Doktor badał znamiona na ciałach dzieci. Wnioski były szokujące

Napisane przez Amon w kwiecień - 5 - 2020

Charakterystyczną cechą jednego z chłopców badanych przez Stevensona była deformacja ucha. Z prawej strony zamiast kompletnego narządu znajdowała się tylko jego część. Gdy tylko Semih nauczył się mówić, oświadczył, że jest to pozostałość po ranie, w wyniku której umarł w poprzednim życiu.

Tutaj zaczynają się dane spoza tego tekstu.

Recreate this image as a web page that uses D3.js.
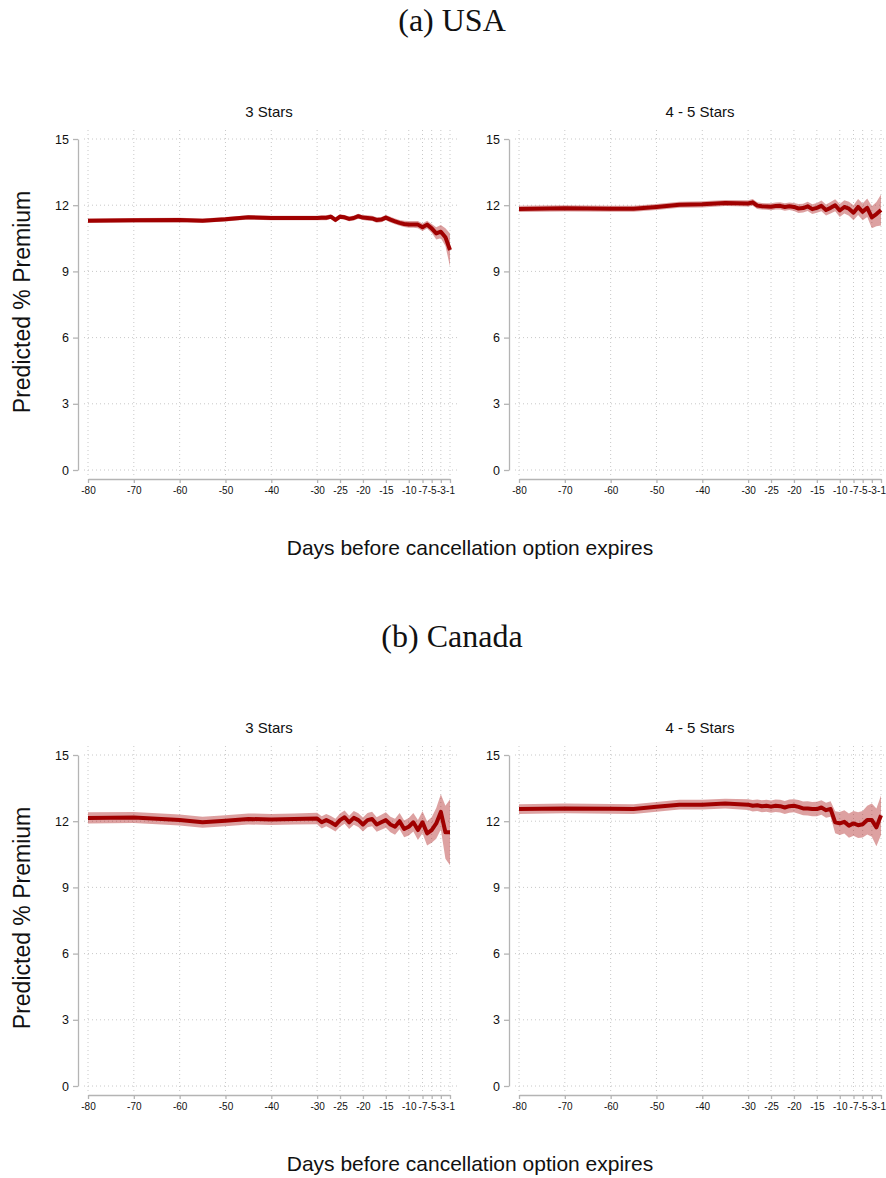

Doktor postanowił to zweryfikować.

  • Wiara w reinkarnację, a więc powroty na Ziemię w kolejnych wcieleniach jest szeroko rozpowszechniona zwłaszcza w krajach, w których główną religią jest hinduizm lub buddyzm
  • W związku z tym to właśnie z Bliskiego i Dalekiego Wschodu pochodzi najwięcej opowieści o ludziach, którzy pamiętają swoje poprzednie życia
  • Co ciekawe, często wśród relacji spotyka się historie małych dzieci

Badania dr Iana Stevensona

Najczęstszym argumentem „przeciw” reinkarnacji jest ten, że wspomnienia z poprzednich żyć, ujawniane przez sen, podświadomość lub seans regresingu hipnotycznego są fałszywe. Badacze twierdzą, że są to obrazy wynikające z naszych wierzeń i wiedzy historycznej, w wyniku których sami tworzymy barwne obrazy o naszej fascynującej przeszłości. W opozycji do podobnych argumentów stanął doktor Ian Stevenson, który wraz ze swoim zespołem badawczym przez blisko czterdzieści lat zajmował się odszukiwaniem i weryfikowaniem wspomnień z poprzednich wcieleń. Kluczem do prawdziwości jego badań były… dzieci. Stevenson gromadził tylko historie najmłodszych, bo uważał, że ich umysły nie są skażone wiedzą o współczesnym świecie, historii czy religijnych kanonach.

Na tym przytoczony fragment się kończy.